Bilateral relations

For other uses, see Bilateral (disambiguation).

Bilateralism consists of the political, economic, or cultural relations between two sovereign states. It is in contrast to unilateralism or multilateralism, which refers to the conduct of diplomacy by a single state or multiple states, respectively. When states recognize one another as sovereign states and agree to develop diplomatic relations, they exchange diplomatic agents such as ambassadors to facilitate dialogues and cooperation.

Especially out of the various fields mentioned above, economic agreements, such as free trade agreements (FTA) signed by two states often take the form of bilateralism. Since most economic agreements are signed according to the specific characteristics of the contracting countries to give preferential treatment to each other, not a generalized principle but a situational differentiation is needed. Thus through bilateralism, states can result in more tailored agreements and obligations that only apply to particular contracting states.[1]


1. Australia and Canada have a bilateral relationship. Both have similar governments and share similar values as well as the same Head of State (though these are not requirements of a bilateral relationship). In 1895 the Government of Canada sent John Larke to Sydney to establish a trade commission and in 1935 Canada sent Charles Burchell (Australia's first Canadian High Commissioner) to formalise ties between the two countries.[2] Both nations have fought alongside each other a number of times since WWII and trade and economic relations are strong.

2. India and Nepal have a bilateral relationship since ancient times even before the birth of Buddha in 544 BC. In modern times, this traditional relationship has been confirmed by written treaties. The latest India-Nepal treaty of friendship was signed in July 1950. Citizens of both countries can move across the border freely without passport or visa, live and work in either country and own property and business in either country. Gurkhas form a part of the Indian Army. Millions of Nepalis have been living in India for long periods.

3. U.S. has a bilateral relationship with key East Asian countries, particularly South Korea, Japan, and China. Unlike its relationship with European nations which takes multilateral alliances centered in NATO, U.S. prefers to have direct relationship with each of East Asian countries. Rather than establishing an security alliance, or hosting a summit, U.S. tends to take direct connection with each of nations preventing these small countries to form a multilateral security alliances. This tendency of U.S. to provide bilateral security alliance-providing nuclear umbrella and forming an alliance with each nation- is to maintain the tension among East Asian countries so that U.S. can control and exert influence in the region.


There has been a long debate on the merits of bilateralism versus multilateralism. The first rejection of bilateralism came after the First World War when many politicians concluded that the complex pre-war system of bilateral treaties had made war inevitable. This led to the creation of the multilateral League of Nations.

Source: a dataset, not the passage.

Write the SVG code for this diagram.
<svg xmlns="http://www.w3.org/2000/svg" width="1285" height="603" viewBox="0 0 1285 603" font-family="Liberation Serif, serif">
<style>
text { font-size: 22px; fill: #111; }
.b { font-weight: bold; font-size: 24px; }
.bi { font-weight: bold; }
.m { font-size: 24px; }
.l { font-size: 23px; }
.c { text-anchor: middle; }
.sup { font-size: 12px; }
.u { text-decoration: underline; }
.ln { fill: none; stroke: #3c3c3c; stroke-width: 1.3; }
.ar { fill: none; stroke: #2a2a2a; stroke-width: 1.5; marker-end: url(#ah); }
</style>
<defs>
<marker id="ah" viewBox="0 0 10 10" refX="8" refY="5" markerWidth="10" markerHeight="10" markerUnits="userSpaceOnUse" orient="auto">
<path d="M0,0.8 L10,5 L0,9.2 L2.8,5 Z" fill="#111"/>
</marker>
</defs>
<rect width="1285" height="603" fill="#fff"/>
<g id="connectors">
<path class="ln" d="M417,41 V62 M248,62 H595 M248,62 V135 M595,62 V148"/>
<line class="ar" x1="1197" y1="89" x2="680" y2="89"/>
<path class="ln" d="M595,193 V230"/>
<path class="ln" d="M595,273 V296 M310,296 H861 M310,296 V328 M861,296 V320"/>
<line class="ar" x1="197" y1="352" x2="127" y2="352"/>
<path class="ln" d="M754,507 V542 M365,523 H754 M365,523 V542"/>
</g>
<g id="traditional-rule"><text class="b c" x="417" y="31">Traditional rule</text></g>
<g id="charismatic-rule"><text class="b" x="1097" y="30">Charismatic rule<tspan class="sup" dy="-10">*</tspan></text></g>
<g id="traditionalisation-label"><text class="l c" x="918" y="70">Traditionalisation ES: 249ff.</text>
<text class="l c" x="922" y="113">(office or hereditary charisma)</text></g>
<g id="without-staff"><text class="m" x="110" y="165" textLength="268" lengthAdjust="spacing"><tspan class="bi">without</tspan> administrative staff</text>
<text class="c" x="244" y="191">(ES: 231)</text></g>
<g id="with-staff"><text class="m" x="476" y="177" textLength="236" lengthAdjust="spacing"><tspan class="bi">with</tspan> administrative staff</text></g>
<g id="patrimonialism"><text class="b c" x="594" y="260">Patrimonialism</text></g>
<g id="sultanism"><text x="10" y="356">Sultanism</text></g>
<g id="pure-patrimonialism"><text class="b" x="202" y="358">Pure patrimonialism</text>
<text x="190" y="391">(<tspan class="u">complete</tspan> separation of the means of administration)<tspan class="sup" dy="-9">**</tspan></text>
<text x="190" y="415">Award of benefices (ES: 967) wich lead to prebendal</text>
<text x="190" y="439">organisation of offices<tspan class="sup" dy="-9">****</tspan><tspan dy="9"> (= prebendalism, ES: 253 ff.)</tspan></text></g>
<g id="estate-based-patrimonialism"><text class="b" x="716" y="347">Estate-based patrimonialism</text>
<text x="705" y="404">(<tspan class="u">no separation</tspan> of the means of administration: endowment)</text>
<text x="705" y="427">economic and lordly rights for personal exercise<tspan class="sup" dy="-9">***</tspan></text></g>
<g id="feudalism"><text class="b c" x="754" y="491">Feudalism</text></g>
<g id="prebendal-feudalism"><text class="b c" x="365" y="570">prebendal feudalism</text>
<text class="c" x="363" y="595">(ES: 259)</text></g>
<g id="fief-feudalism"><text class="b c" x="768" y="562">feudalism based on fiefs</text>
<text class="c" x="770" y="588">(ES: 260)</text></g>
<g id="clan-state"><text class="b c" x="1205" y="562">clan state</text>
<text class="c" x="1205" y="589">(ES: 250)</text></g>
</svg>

A similar reaction against bilateral trade agreements occurred after the Great Depression, when it was argued that such agreements helped to produce a cycle of rising tariffs that deepened the economic downturn. Thus, after the Second World War, the West turned to multilateral agreements such as the General Agreement on Tariffs and Trade (GATT).

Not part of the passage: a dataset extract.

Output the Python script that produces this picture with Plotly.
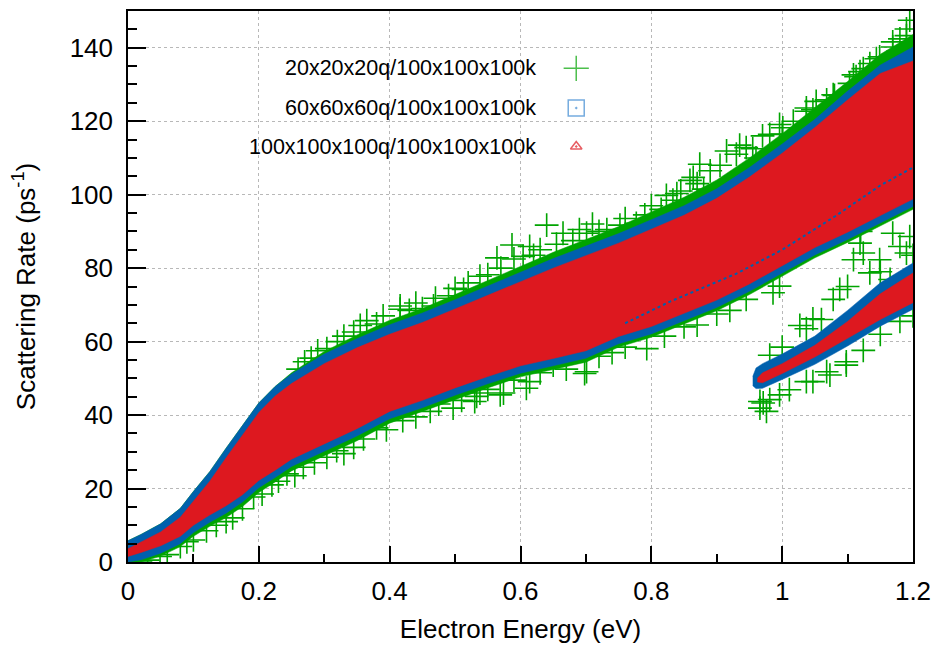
import plotly.graph_objects as go

# main branch envelopes
x_main = [0.0, 0.02, 0.05, 0.08, 0.1, 0.125, 0.15, 0.175, 0.2, 0.225, 0.25, 0.3, 0.35, 0.4,
          0.45, 0.5, 0.55, 0.6, 0.65, 0.7, 0.75, 0.8, 0.85, 0.9, 0.95, 1.0, 1.05, 1.1, 1.15, 1.2]
green_up = [5.8, 7.5, 10.4, 14.6, 19.2, 24.6, 31.0, 37.2, 43.3, 47.8, 51.5, 57.3, 61.8, 65.8,
            69.0, 72.8, 76.6, 80.6, 84.3, 87.8, 91.3, 95.3, 99.3, 104.0, 110.0, 116.6, 123.6, 130.8, 138.2, 143.6]
blue_up = [5.8, 7.5, 10.4, 14.6, 19.2, 24.6, 31.0, 37.2, 43.3, 47.8, 51.2, 56.6, 60.8, 64.6,
           67.8, 71.4, 75.2, 79.0, 82.6, 86.0, 89.4, 93.2, 97.0, 101.6, 107.4, 113.8, 120.5, 128.2, 135.3, 140.2]
red_up = [3.6, 5.4, 8.2, 12.2, 16.7, 22.0, 28.4, 34.6, 40.7, 45.2, 48.6, 54.0, 58.3, 62.0,
          65.2, 68.9, 72.6, 76.4, 80.0, 83.4, 86.8, 90.6, 94.4, 99.0, 104.8, 111.3, 118.3, 125.8, 133.0, 136.4]
red_lo = [1.5, 2.6, 4.4, 7.0, 10.0, 12.8, 15.3, 18.3, 22.2, 25.0, 28.0, 32.2, 36.3, 41.0,
          44.0, 47.4, 50.5, 53.4, 55.4, 57.5, 61.4, 64.1, 67.8, 71.3, 75.7, 80.7, 85.6, 89.8, 94.3, 98.8]
blue_lo = [0.0, 0.6, 2.4, 5.0, 8.0, 10.8, 13.3, 16.3, 20.2, 23.0, 26.0, 30.2, 34.3, 39.0,
           42.0, 45.4, 48.5, 51.4, 53.4, 55.5, 59.4, 62.1, 65.8, 69.3, 73.7, 78.7, 83.6, 87.8, 92.3, 96.8]
green_lo = [0.0, 0.0, 1.6, 4.2, 7.0, 9.7, 12.1, 15.1, 18.9, 21.8, 24.8, 29.0, 33.0, 37.8,
            40.8, 44.2, 47.4, 50.4, 52.4, 54.4, 58.5, 61.2, 64.9, 68.4, 72.8, 77.8, 82.8, 87.0, 91.5, 96.0]

# second (upper-energy) branch
x_b2 = [0.955, 0.96, 0.97, 1.0, 1.05, 1.1, 1.15, 1.2]
blue_up2 = [50.5, 52.8, 54.0, 56.6, 61.5, 68.5, 76.0, 81.4]
blue_lo2 = [48.0, 47.2, 47.3, 49.7, 53.8, 58.8, 64.2, 68.8]
x_b2r = [0.962, 0.97, 1.0, 1.05, 1.1, 1.15, 1.2]
red_up2 = [50.0, 51.5, 54.0, 59.0, 65.5, 73.0, 78.7]
red_lo2 = [49.0, 48.8, 51.3, 55.8, 60.8, 66.0, 70.6]

# faint seam of blue points inside the red band
seam_x = [0.76, 0.83, 0.93, 1.0, 1.08, 1.15, 1.2]
seam_y = [65.0, 71.0, 78.5, 85.0, 94.0, 102.5, 107.4]

# stray 20x20x20q points: above the main band
up_x = [0.26, 0.27, 0.28, 0.29, 0.304, 0.32, 0.33, 0.345, 0.355, 0.365, 0.38, 0.39, 0.416, 0.416,
        0.43, 0.44, 0.45, 0.467, 0.47, 0.49, 0.50, 0.513, 0.52, 0.538, 0.55, 0.564, 0.57, 0.587,
        0.59, 0.604, 0.614, 0.62, 0.63, 0.640, 0.655, 0.665, 0.68, 0.69, 0.701, 0.71, 0.72, 0.732,
        0.752, 0.76, 0.777, 0.79, 0.80, 0.815, 0.823, 0.833, 0.839, 0.845, 0.859, 0.864, 0.87,
        0.874, 0.88, 0.89, 0.905, 0.915, 0.930, 0.935, 0.945, 0.955, 0.96, 0.97, 0.981, 0.996,
        1.0, 1.001, 1.017, 1.037, 1.037, 1.047, 1.052, 1.068, 1.078, 1.08, 1.103, 1.109, 1.113,
        1.119, 1.124, 1.134, 1.144, 1.149, 1.16, 1.169, 1.169, 1.18, 1.19, 1.19, 1.195]
up_y = [52.5, 54.5, 55.5, 57.5, 58.1, 60.0, 61.5, 62.6, 64.4, 65.7, 64.8, 67.0, 68.8, 69.7,
        68.5, 70.5, 69.0, 69.7, 71.8, 72.5, 74.5, 74.2, 76.0, 77.8, 78.2, 82.8, 80.0, 86.3,
        82.5, 83.2, 85.9, 83.5, 85.0, 91.7, 86.5, 89.5, 87.5, 90.5, 89.5, 92.0, 90.0, 90.5,
        91.7, 93.5, 92.2, 94.5, 97.0, 96.0, 99.8, 98.5, 100.3, 101.0, 103.9, 104.7, 103.0,
        108.3, 101.5, 106.5, 108.0, 111.9, 111.0, 113.5, 112.8, 112.5, 110.0, 116.0, 116.4, 119.1,
        116.5, 118.2, 120.0, 122.7, 123.6, 123.1, 125.4, 125.8, 127.2, 127.0, 130.3, 132.6, 132.1,
        133.5, 134.3, 135.7, 137.0, 137.5, 136.0, 140.2, 141.6, 142.4, 143.3, 145.1, 147.5]

# below the main band
lo_x = [0.019, 0.03, 0.049, 0.06, 0.08, 0.09, 0.10, 0.12, 0.135, 0.15, 0.16, 0.175, 0.192,
        0.205, 0.22, 0.23, 0.243, 0.255, 0.268, 0.285, 0.304, 0.319, 0.33, 0.345, 0.36, 0.380,
        0.395, 0.42, 0.44, 0.462, 0.475, 0.497, 0.51, 0.530, 0.533, 0.538, 0.55, 0.569, 0.574,
        0.59, 0.609, 0.614, 0.63, 0.650, 0.67, 0.698, 0.701, 0.72, 0.74, 0.76, 0.793, 0.82,
        0.85, 0.87, 0.9, 0.92, 0.945, 0.986, 0.996]
lo_y = [0.0, 0.5, 1.5, 2.0, 4.2, 5.5, 6.0, 8.5, 10.0, 11.0, 12.0, 14.5, 17.7,
        18.5, 21.0, 22.0, 24.0, 23.5, 25.8, 27.0, 28.5, 30.3, 29.5, 31.2, 33.5, 36.5,
        36.0, 38.5, 39.5, 41.0, 43.0, 41.9, 44.0, 43.7, 45.1, 46.0, 47.0, 45.5, 46.0,
        49.5, 47.3, 49.1, 51.5, 53.6, 52.5, 51.3, 51.8, 56.0, 57.0, 58.5, 58.1, 61.5,
        64.0, 64.5, 67.5, 68.5, 71.5, 73.3, 75.1]

# around the second branch
b2_x = [1.027, 1.047, 1.078, 1.088, 1.109, 1.119, 1.124, 1.134, 1.149, 1.165, 1.169, 1.18,
        1.19, 1.195, 0.981, 1.037, 1.0, 1.06, 1.1, 1.15, 1.2, 1.12,
        0.966, 0.971, 0.976, 0.966, 0.981, 0.996, 1.011, 1.037, 1.047, 1.068, 1.073, 1.098,
        1.098, 1.124, 1.15, 1.18, 1.2]
b2_y = [64.4, 66.2, 71.5, 74.2, 82.3, 86.8, 84.1, 78.7, 82.3, 76.9, 89.5, 85.9,
        84.1, 88.6, 56.3, 63.5, 58.5, 66.0, 75.0, 79.0, 83.5, 90.0,
        41.9, 43.3, 41.0, 43.7, 44.2, 45.5, 46.9, 49.1, 49.1, 51.8, 50.9, 53.6,
        54.5, 57.6, 62.0, 65.5, 67.0]

labels = ["20x20x20q/100x100x100k", "60x60x60q/100x100x100k", "100x100x100q/100x100x100k"]

GREEN = "#00a400"
BLUE = "#0060ad"
RED = "#dd181f"
FONT = "Liberation Sans, Arial, sans-serif"


def band(xs, up, lo, color):
    return go.Scatter(x=xs + xs[::-1], y=up + lo[::-1], fill="toself", mode="lines",
                      line=dict(width=0.5, color=color), fillcolor=color,
                      hoverinfo="skip", showlegend=False)


fig = go.Figure()

fig.add_trace(go.Scatter(x=up_x + lo_x + b2_x, y=up_y + lo_y + b2_y, mode="markers", showlegend=False,
                         marker=dict(symbol="cross-thin", size=17,
                                     line=dict(color=GREEN, width=1.6))))
fig.add_trace(band(x_main, green_up, green_lo, GREEN))
fig.add_trace(band(x_main, blue_up, blue_lo, BLUE))
fig.add_trace(band(x_b2, blue_up2, blue_lo2, BLUE))
fig.add_trace(band(x_main, red_up, red_lo, RED))
fig.add_trace(band(x_b2r, red_up2, red_lo2, RED))
fig.add_trace(go.Scatter(x=seam_x, y=seam_y, mode="lines", showlegend=False,
                         line=dict(color=BLUE, width=2, dash="dot")))

# hand-made key: text right-aligned, symbol to the right
key_y = [0.896, 0.824, 0.754]
fig.add_trace(go.Scatter(x=[0.571] * 3, y=key_y, xaxis="x2", yaxis="y2", mode="markers",
                         showlegend=False, hoverinfo="skip",
                         marker=dict(symbol=["cross-thin", "square-open-dot", "triangle-up-open-dot"],
                                     size=[18, 16, 10], color=[GREEN, "#3a88d0", RED],
                                     line=dict(color=[GREEN, "#3a88d0", RED], width=1.5))))
for lab, ky in zip(labels, key_y):
    fig.add_annotation(text=lab, x=0.522, y=ky, xref="paper", yref="paper",
                       xanchor="right", yanchor="middle", showarrow=False,
                       font=dict(family=FONT, size=21.5, color="black"))

axis_common = dict(showline=True, linecolor="black", linewidth=1.5, mirror=True,
                   ticks="inside", tickcolor="black", tickwidth=1.5,
                   showgrid=True, gridcolor="#b8b8b8", gridwidth=1, griddash="dot",
                   zeroline=False, tickfont=dict(family=FONT, size=26, color="black"))

# the page body adds an 8px margin, so the figure is shifted a bit inside the window
fig.update_layout(
    width=929, height=636,
    margin=dict(l=120, r=24, t=1, b=78),
    paper_bgcolor="white", plot_bgcolor="white",
    font=dict(family=FONT, color="black"),
    xaxis=dict(range=[0, 1.2], dtick=0.2, ticklen=16, ticklabelstandoff=5,
               ticklabeloverflow="allow",
               minor=dict(dtick=0.1, ticklen=8, ticks="inside", tickcolor="black", tickwidth=1.5, showgrid=False),
               title=dict(text="Electron Energy (eV)", font=dict(family=FONT, size=26), standoff=19),
               **axis_common),
    yaxis=dict(range=[0, 150], dtick=20, ticklen=18, ticklabelstandoff=8,
               minor=dict(dtick=5, ticklen=9, ticks="inside", tickcolor="black", tickwidth=1.5, showgrid=False),
               title=dict(text="Scattering Rate (ps<sup>-1</sup>)", font=dict(family=FONT, size=26), standoff=31),
               **axis_common),
    xaxis2=dict(overlaying="x", range=[0, 1], visible=False, fixedrange=True),
    yaxis2=dict(overlaying="y", range=[0, 1], visible=False, fixedrange=True),
)

fig.write_html("out.html")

Despite the high profile of modern multilateral systems such as the United Nations and the World Trade Organization, most diplomacy is still done at the bilateral level. Bilateralism has a flexibility and ease that is lacking in most compromise-dependent multilateral systems. In addition, disparities in power, resources, money, armament, or technology are more easily exploitable by the stronger side in bilateral diplomacy, which powerful states might consider a positive aspect of it, compared to the more consensus-driven multilateral form of diplomacy, where the one state-one vote rule applies.